**TASK BRIEF**
Output the first line of the listing and each line after it, up to and including the line that contains "width=3.1cm,minimum height=1.3cm] (ARP)", exactly as written, minus the pictures.

═══ DATA EXCERPT

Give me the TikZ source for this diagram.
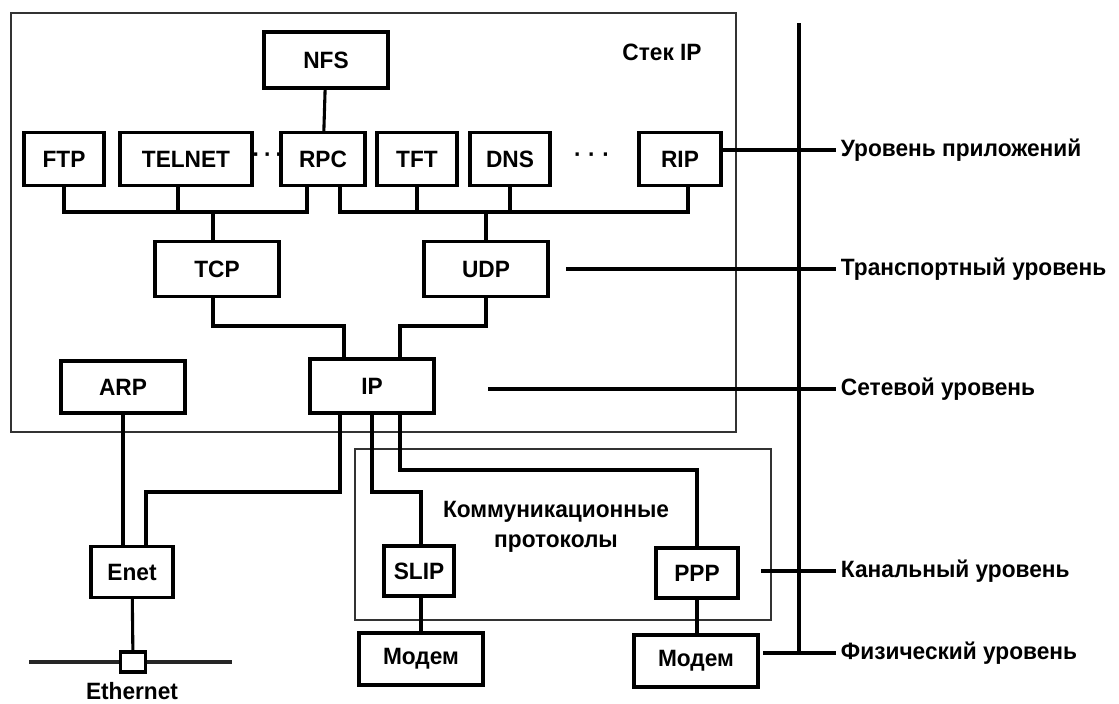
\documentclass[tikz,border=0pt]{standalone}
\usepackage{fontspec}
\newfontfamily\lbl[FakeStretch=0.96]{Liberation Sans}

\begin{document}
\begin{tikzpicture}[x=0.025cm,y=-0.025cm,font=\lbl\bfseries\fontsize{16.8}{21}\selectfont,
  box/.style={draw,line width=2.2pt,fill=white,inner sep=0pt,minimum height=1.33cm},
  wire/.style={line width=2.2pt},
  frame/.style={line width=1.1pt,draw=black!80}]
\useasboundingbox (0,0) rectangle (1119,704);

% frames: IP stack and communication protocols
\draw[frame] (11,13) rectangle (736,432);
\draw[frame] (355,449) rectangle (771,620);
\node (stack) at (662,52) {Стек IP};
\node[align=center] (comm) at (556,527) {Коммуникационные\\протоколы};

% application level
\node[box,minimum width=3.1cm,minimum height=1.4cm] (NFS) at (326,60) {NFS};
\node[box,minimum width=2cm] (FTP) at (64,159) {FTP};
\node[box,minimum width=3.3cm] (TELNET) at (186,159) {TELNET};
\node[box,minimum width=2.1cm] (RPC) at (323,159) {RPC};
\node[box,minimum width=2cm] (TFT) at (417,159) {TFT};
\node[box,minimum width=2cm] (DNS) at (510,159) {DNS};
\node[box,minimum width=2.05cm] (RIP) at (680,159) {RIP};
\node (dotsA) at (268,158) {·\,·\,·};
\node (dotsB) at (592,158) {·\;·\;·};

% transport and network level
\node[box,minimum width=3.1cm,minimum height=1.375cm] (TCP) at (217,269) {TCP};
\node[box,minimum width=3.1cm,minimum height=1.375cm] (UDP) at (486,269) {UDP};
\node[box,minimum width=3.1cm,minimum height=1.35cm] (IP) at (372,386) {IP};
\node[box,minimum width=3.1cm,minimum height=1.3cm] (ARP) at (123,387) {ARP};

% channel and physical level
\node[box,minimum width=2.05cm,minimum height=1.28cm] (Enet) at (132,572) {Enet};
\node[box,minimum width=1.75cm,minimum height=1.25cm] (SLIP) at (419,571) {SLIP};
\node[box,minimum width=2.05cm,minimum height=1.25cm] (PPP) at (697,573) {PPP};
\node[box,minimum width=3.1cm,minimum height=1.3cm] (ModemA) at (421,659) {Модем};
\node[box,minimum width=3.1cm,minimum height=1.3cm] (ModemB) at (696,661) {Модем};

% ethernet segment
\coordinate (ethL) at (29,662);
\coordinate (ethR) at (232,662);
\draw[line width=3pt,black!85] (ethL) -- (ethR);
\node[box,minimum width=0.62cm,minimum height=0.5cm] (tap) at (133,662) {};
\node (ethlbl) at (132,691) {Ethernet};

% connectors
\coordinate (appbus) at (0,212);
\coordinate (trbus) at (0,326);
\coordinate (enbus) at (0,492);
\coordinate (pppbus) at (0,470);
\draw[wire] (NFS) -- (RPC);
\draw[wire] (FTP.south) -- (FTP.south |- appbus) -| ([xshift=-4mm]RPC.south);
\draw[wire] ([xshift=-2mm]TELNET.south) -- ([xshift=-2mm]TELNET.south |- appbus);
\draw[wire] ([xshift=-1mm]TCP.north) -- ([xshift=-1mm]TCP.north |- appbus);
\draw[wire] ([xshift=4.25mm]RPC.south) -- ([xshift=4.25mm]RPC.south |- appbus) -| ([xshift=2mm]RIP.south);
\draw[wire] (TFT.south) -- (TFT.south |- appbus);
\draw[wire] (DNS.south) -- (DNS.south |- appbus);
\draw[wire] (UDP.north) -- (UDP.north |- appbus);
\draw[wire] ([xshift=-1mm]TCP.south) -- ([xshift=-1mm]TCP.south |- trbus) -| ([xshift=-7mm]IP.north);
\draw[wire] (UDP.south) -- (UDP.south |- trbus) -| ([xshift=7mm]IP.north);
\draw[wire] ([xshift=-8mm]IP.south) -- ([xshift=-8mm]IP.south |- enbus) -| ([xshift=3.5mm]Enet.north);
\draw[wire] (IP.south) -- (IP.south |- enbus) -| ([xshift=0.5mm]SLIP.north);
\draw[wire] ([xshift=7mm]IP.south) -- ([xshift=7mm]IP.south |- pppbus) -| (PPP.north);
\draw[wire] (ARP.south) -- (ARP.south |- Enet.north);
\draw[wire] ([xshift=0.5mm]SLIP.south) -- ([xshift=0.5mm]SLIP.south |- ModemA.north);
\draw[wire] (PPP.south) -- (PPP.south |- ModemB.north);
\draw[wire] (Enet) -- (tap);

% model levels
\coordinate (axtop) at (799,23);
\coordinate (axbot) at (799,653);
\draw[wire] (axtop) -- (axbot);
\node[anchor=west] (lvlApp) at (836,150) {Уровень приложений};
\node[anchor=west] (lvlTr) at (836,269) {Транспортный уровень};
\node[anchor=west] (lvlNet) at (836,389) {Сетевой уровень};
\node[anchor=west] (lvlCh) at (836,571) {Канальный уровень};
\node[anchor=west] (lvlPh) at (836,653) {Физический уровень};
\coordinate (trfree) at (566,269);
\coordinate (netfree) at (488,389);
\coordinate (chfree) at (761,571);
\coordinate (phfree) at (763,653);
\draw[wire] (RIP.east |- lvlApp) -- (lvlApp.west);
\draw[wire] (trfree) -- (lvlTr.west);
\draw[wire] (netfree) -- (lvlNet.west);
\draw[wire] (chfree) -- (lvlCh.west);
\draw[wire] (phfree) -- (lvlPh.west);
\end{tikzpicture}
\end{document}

══════

**SOLVED PROBLEM**
Give me the TikZ source for this diagram.
\documentclass[tikz,border=0pt]{standalone}
\usepackage{fontspec}
\newfontfamily\lbl[FakeStretch=0.96]{Liberation Sans}

\begin{document}
\begin{tikzpicture}[x=0.025cm,y=-0.025cm,font=\lbl\bfseries\fontsize{16.8}{21}\selectfont,
  box/.style={draw,line width=2.2pt,fill=white,inner sep=0pt,minimum height=1.33cm},
  wire/.style={line width=2.2pt},
  frame/.style={line width=1.1pt,draw=black!80}]
\useasboundingbox (0,0) rectangle (1119,704);

% frames: IP stack and communication protocols
\draw[frame] (11,13) rectangle (736,432);
\draw[frame] (355,449) rectangle (771,620);
\node (stack) at (662,52) {Стек IP};
\node[align=center] (comm) at (556,527) {Коммуникационные\\протоколы};

% application level
\node[box,minimum width=3.1cm,minimum height=1.4cm] (NFS) at (326,60) {NFS};
\node[box,minimum width=2cm] (FTP) at (64,159) {FTP};
\node[box,minimum width=3.3cm] (TELNET) at (186,159) {TELNET};
\node[box,minimum width=2.1cm] (RPC) at (323,159) {RPC};
\node[box,minimum width=2cm] (TFT) at (417,159) {TFT};
\node[box,minimum width=2cm] (DNS) at (510,159) {DNS};
\node[box,minimum width=2.05cm] (RIP) at (680,159) {RIP};
\node (dotsA) at (268,158) {·\,·\,·};
\node (dotsB) at (592,158) {·\;·\;·};

% transport and network level
\node[box,minimum width=3.1cm,minimum height=1.375cm] (TCP) at (217,269) {TCP};
\node[box,minimum width=3.1cm,minimum height=1.375cm] (UDP) at (486,269) {UDP};
\node[box,minimum width=3.1cm,minimum height=1.35cm] (IP) at (372,386) {IP};
\node[box,minimum width=3.1cm,minimum height=1.3cm] (ARP) at (123,387) {ARP};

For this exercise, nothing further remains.